What the task requires
Only the lines from the start of the data below through the line that contains "const nIPCD = [120, 120, 120, 47];" are to be copied, exactly and without pictures.

[Start Data shown]

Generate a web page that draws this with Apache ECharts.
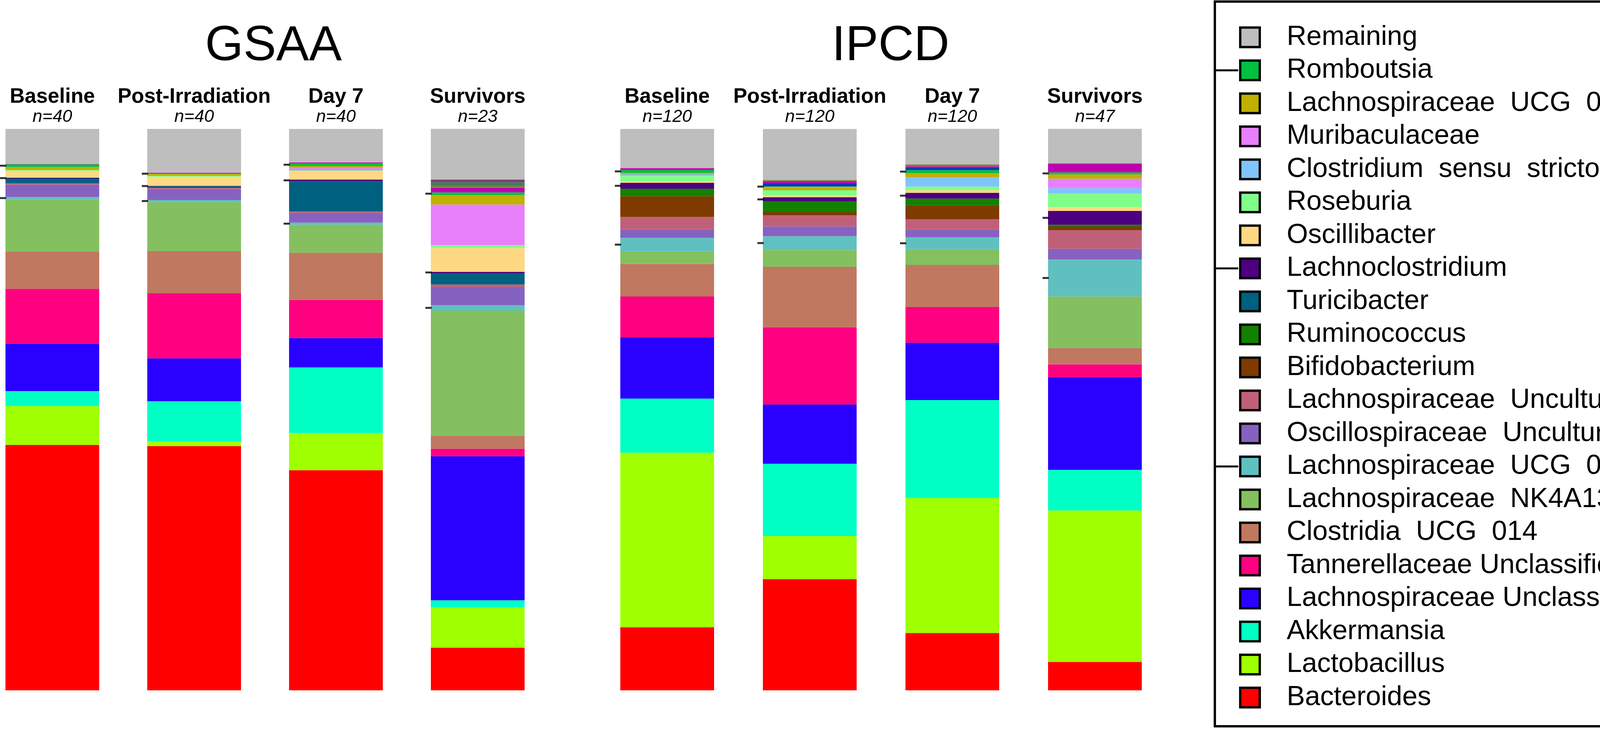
<!DOCTYPE html>
<html>
<head>
<meta charset="utf-8">
<script src="https://cdn.jsdelivr.net/npm/echarts@6/dist/echarts.min.js"></script>
<style>
  html, body { margin: 0; padding: 0; background: #fff; }
  #chart { width: 4350px; height: 1866px; }
</style>
</head>
<body>
<div id="chart"></div>
<script>
// --- labels ---
const groups = ['GSAA', 'IPCD'];
const timepoints = ['Baseline', 'Post-Irradiation', 'Day 7', 'Survivors'];
const nGSAA = [40, 40, 40, 23];
const nIPCD = [120, 120, 120, 47];

// --- relative abundance (%), GSAA x4 then IPCD x4 ---
const bacteroides      = [43.72, 43.50, 39.21, 7.60, 11.23, 19.81, 10.22, 5.07];
const lactobacillus    = [6.93, 0.84, 6.62, 7.19, 31.09, 7.68, 24.03, 26.96];
const akkermansia      = [2.66, 7.15, 11.68, 1.25, 9.64, 12.87, 17.45, 7.24];
const lachnoUnclass    = [8.44, 7.64, 5.24, 25.67, 10.88, 10.57, 10.21, 16.52];
const tannerellaceae   = [9.77, 11.57, 6.78, 1.33, 7.30, 13.76, 6.35, 2.26];
const clostridiaUcg014 = [6.66, 7.52, 8.42, 2.31, 5.82, 10.75, 7.52, 2.93];
const lachnoNk4a136    = [9.32, 8.75, 4.99, 22.29, 2.21, 3.01, 2.80, 9.19];
const lachnoUcg006     = [0.37, 0.37, 0.37, 0.97, 2.44, 2.44, 2.11, 6.56];
const oscilloUncult    = [2.21, 1.97, 1.74, 3.20, 1.46, 1.74, 1.37, 1.93];
const lachnoUncult     = [0.21, 0.19, 0.26, 0.47, 2.23, 1.97, 1.83, 3.32];
const bifidobacterium  = [0, 0, 0, 0, 3.71, 0.58, 2.53, 0.63];
const ruminococcus     = [0, 0, 0, 0, 1.34, 1.90, 1.18, 0.33];
const turicibacter     = [0.88, 0.28, 5.38, 2.04, 0, 0, 0, 0];
const lachnoclostr     = [0.14, 0.09, 0.30, 0.23, 1.04, 0.74, 1.02, 2.44];
const oscillibacter    = [1.25, 1.62, 1.51, 4.24, 0.26, 0.33, 0.47, 0.70];
const roseburia        = [0.14, 0.16, 0.12, 0.51, 0.97, 0.93, 0.65, 2.41];
const clostridiumSs1   = [0, 0, 0, 0, 0.30, 0, 1.58, 0.95];
const muribaculaceae   = [0, 0, 0.44, 7.24, 0, 0, 0.12, 1.69];
const lachnoUcg001     = [0.51, 0.33, 0.33, 1.69, 0.28, 0.61, 0.70, 0.77];
const romboutsia       = [0.47, 0.09, 0.47, 0.47, 0.47, 0.07, 0.51, 0.35];
// small unlabeled taxa sitting above Romboutsia
const otherBlue        = [0, 0, 0, 0, 0.12, 0.58, 0.47, 0];
const otherMagenta     = [0.06, 0.12, 0.16, 0.81, 0.23, 0.35, 0.21, 1.48];
const otherOlive       = [0, 0, 0, 0.40, 0, 0.23, 0.35, 0.14];
const otherTeal        = [0, 0, 0, 0.58, 0, 0, 0, 0];
const otherPlum        = [0, 0, 0, 0.49, 0, 0, 0, 0];
const remaining        = [6.26, 7.81, 5.98, 9.03, 6.98, 9.07, 6.33, 6.14];

// stacking order, bottom -> top
const taxonNames = [
  'Bacteroides', 'Lactobacillus', 'Akkermansia', 'Lachnospiraceae Unclassified',
  'Tannerellaceae Unclassified', 'Clostridia  UCG  014', 'Lachnospiraceae  NK4A136 Grp',
  'Lachnospiraceae  UCG  006', 'Oscillospiraceae  Uncultured', 'Lachnospiraceae  Uncultured',
  'Bifidobacterium', 'Ruminococcus', 'Turicibacter', 'Lachnoclostridium', 'Oscillibacter',
  'Roseburia', 'Clostridium  sensu  stricto  1', 'Muribaculaceae', 'Lachnospiraceae  UCG  001',
  'Romboutsia', 'other1', 'other2', 'other3', 'other4', 'other5', 'Remaining'
];
const taxonValues = [
  bacteroides, lactobacillus, akkermansia, lachnoUnclass, tannerellaceae, clostridiaUcg014,
  lachnoNk4a136, lachnoUcg006, oscilloUncult, lachnoUncult, bifidobacterium, ruminococcus,
  turicibacter, lachnoclostr, oscillibacter, roseburia, clostridiumSs1, muribaculaceae,
  lachnoUcg001, romboutsia, otherBlue, otherMagenta, otherOlive, otherTeal, otherPlum, remaining
];
const taxonColors = [
  '#FF0000', '#A0FF00', '#00FFC4', '#2A00FF', '#FF0080', '#C07860', '#84C060',
  '#60C0C0', '#8662C0', '#C06078', '#7F3A00', '#138000', '#006080', '#4C0080', '#FFD884',
  '#80FF88', '#80C4FF', '#E880FC', '#C0B000', '#00C040', '#0038C0', '#C000B0', '#7A803F',
  '#3F7F60', '#7F3F6F', '#BEBEBE'
];
// taxa flagged with a tick on the left side of each bar
const marked = ['Romboutsia', 'Lachnoclostridium', 'Lachnospiraceae  UCG  006'];

const FONT = '"Liberation Sans", Arial, sans-serif';
const legendNames = taxonNames.filter(n => !n.startsWith('other')).reverse();

function tickPoints(off) {
  const pts = [];
  marked.forEach(nm => {
    const t = taxonNames.indexOf(nm);
    for (let i = 0; i < 4; i++) {
      let base = 0;
      for (let k = 0; k < t; k++) base += taxonValues[k][off + i];
      pts.push([i, base + taxonValues[t][off + i] / 2]);
    }
  });
  return pts;
}

const series = [];
[0, 1].forEach(g => {
  taxonNames.forEach((nm, k) => {
    series.push({
      type: 'bar', name: nm, stack: 'g' + g, clip: false,
      xAxisIndex: g, yAxisIndex: g, barWidth: 240,
      data: taxonValues[k].slice(g * 4, g * 4 + 4),
      itemStyle: { color: taxonColors[k] },
      emphasis: { disabled: true }, silent: true
    });
  });
  series.push({
    type: 'scatter', xAxisIndex: g, yAxisIndex: g, z: 5, silent: true, clip: false,
    symbol: 'rect', symbolSize: [16, 5], symbolOffset: [-126, 0],
    itemStyle: { color: '#000' },
    data: tickPoints(g * 4)
  });
});

const nByGroup = [nGSAA, nIPCD];
const xAxes = [0, 1].map(g => ({
  type: 'category', gridIndex: g, position: 'top', data: timepoints, boundaryGap: false,
  axisLine: { show: false }, axisTick: { show: false }, splitLine: { show: false },
  axisLabel: {
    interval: 0, margin: 5, showMinLabel: true, showMaxLabel: true,
    formatter: (v, i) => '{b|' + v + '}\n{n|n=' + nByGroup[g][i] + '}',
    rich: {
      b: { fontFamily: FONT, fontWeight: 'bold', fontSize: 53, lineHeight: 51, color: '#000' },
      n: { fontFamily: FONT, fontStyle: 'italic', fontSize: 45, lineHeight: 51, color: '#000' }
    }
  }
}));
const yAxes = [0, 1].map(g => ({ type: 'value', gridIndex: g, min: 0, max: 100, show: false }));

// legend layout: each row is as tall as the 70px text
const LEG_TOP = 60.5, LEG_ROW = 70, LEG_PITCH = 84.5, LEG_ITEM = 50;
const legendTicks = marked.map(nm => {
  const y = LEG_TOP + LEG_ROW / 2 + legendNames.indexOf(nm) * LEG_PITCH;
  return { type: 'line', shape: { x1: 3110, y1: y, x2: 3170, y2: y }, style: { stroke: '#000', lineWidth: 5 } };
});

const chart = echarts.init(document.getElementById('chart'));
chart.setOption({
  animation: false,
  backgroundColor: '#fff',
  grid: [
    { left: 134, width: 1089, top: 330, height: 1437 },
    { left: 1708, width: 1095, top: 330, height: 1437 }
  ],
  xAxis: xAxes,
  yAxis: yAxes,
  legend: {
    data: legendNames, orient: 'vertical', left: 3172, top: LEG_TOP, padding: 0,
    icon: 'rect', itemWidth: LEG_ITEM, itemHeight: LEG_ITEM, itemGap: LEG_PITCH - LEG_ROW,
    itemStyle: { borderColor: '#000', borderWidth: 6 },
    selectedMode: false,
    textStyle: { fontFamily: FONT, fontSize: 70, color: '#000', padding: [0, 0, 0, 64] }
  },
  graphic: [
    { type: 'text', x: 700, y: 119, style: { text: groups[0], font: '126px ' + FONT, fill: '#000', align: 'center', verticalAlign: 'middle' } },
    { type: 'text', x: 2280, y: 119, style: { text: groups[1], font: '126px ' + FONT, fill: '#000', align: 'center', verticalAlign: 'middle' } },
    { type: 'rect', shape: { x: 3110, y: 4, width: 1230, height: 1855 }, style: { fill: 'none', stroke: '#000', lineWidth: 6 } }
  ].concat(legendTicks),
  series: series
});
</script>
</body>
</html>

[End Data shown]

Finished task
Generate a web page that draws this with Apache ECharts.
<!DOCTYPE html>
<html>
<head>
<meta charset="utf-8">
<script src="https://cdn.jsdelivr.net/npm/echarts@6/dist/echarts.min.js"></script>
<style>
  html, body { margin: 0; padding: 0; background: #fff; }
  #chart { width: 4350px; height: 1866px; }
</style>
</head>
<body>
<div id="chart"></div>
<script>
// --- labels ---
const groups = ['GSAA', 'IPCD'];
const timepoints = ['Baseline', 'Post-Irradiation', 'Day 7', 'Survivors'];
const nGSAA = [40, 40, 40, 23];
const nIPCD = [120, 120, 120, 47];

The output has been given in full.